It’s so easy to think that there’s not time for prayer. There’s so! much! else! to do…whether laundry or bills or writing or a thousand other projects.
It’s so easy to get overwhelmed by all the choices for prayer. Should I pray a rosary? Or maybe I should spend time with Scripture? Oh, wait, what about the Liturgy of the Hours?
How am I supposed to get anything else done?
Or is it just me?
My hit-or-miss relationship with the Liturgy of the Hours was recently corrected and jumpstarted by Daria Sockey’s The Everyday Catholic’s Guide to the Liturgy of the Hours. It’s a purse-tucker of a book, short and to the point, easily to slide into the side pocket of whatever bag you have. And though it’s a quick read, it’s also the kind of book that has a ripple effect where it matters: on my relationship with God.

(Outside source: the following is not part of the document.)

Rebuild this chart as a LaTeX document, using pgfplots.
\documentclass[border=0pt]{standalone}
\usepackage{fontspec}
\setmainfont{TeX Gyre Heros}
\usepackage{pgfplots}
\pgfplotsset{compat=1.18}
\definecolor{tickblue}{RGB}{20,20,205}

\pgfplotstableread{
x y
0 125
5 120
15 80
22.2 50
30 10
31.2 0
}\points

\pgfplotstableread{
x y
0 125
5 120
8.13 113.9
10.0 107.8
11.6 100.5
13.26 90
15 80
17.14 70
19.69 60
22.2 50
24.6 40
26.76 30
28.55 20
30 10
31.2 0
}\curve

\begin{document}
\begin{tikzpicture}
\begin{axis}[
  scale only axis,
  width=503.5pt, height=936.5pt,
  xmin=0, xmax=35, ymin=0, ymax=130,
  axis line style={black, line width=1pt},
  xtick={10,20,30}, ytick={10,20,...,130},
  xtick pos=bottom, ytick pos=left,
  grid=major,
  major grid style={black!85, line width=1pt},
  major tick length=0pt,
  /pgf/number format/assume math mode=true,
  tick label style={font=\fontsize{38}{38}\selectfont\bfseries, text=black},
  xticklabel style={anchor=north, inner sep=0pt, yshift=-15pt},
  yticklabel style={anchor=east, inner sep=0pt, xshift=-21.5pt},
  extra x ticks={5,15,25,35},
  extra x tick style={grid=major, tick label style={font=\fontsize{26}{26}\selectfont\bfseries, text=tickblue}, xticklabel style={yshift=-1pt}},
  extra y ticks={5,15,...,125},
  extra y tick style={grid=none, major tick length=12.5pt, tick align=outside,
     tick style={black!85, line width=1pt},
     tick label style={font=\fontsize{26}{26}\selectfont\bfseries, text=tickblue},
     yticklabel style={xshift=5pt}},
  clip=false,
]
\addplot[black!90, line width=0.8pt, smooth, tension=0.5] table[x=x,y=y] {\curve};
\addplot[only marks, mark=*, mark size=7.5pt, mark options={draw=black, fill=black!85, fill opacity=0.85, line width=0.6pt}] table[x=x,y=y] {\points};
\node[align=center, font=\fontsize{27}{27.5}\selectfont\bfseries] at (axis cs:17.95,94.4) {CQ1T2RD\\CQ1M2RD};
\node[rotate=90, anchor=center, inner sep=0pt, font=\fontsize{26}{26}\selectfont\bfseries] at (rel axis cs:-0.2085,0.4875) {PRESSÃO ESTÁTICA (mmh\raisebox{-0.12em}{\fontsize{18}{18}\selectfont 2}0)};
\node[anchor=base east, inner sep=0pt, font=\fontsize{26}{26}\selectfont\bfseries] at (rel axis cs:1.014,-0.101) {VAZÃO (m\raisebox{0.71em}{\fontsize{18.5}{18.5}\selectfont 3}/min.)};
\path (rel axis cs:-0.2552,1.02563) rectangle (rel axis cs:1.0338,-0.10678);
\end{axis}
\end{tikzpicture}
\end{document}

The opportunity to sanctify time is something we should welcome. Certainly we all value our time. We are always complaining that we do not have enough of it. We are disappointed with ourselves when we realize we’ve been wasting it. We marvel at the swiftness of its passing. We cling to our day planners and calendars as anchors in a storm. So it makes sense to dedicate this valuable commodity—the fleeting hours of morning, noon, evening, and night—to our Creator. To give our work, our play, our rest, and our sleep to the one who understands their purpose and destiny better than we do.

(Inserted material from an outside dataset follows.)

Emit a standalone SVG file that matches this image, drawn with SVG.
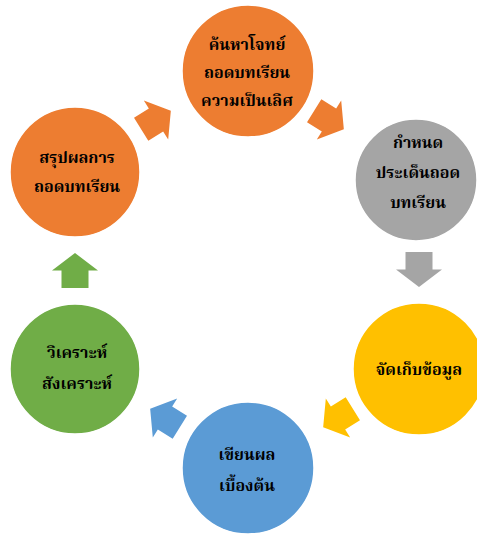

So writes Sockey in the introduction to this little tome of awesome. She doesn’t let the reader down: there’s no droning or lecturing. Think of a good friend pouring you a cup of coffee and telling you about their favorite pastime, answering your questions about the logistics, sharing anecdotes and facts about its implementation.
This book is amazing, in part for how accessible it makes the Liturgy of the Hours and in part for how well it’s written. Get a copy of it for yourself and read it. Let it touch your heart and transform your approach to the prayer of the Church. Then get a copy for your parish library and your best friend. It’s THAT good, I promise.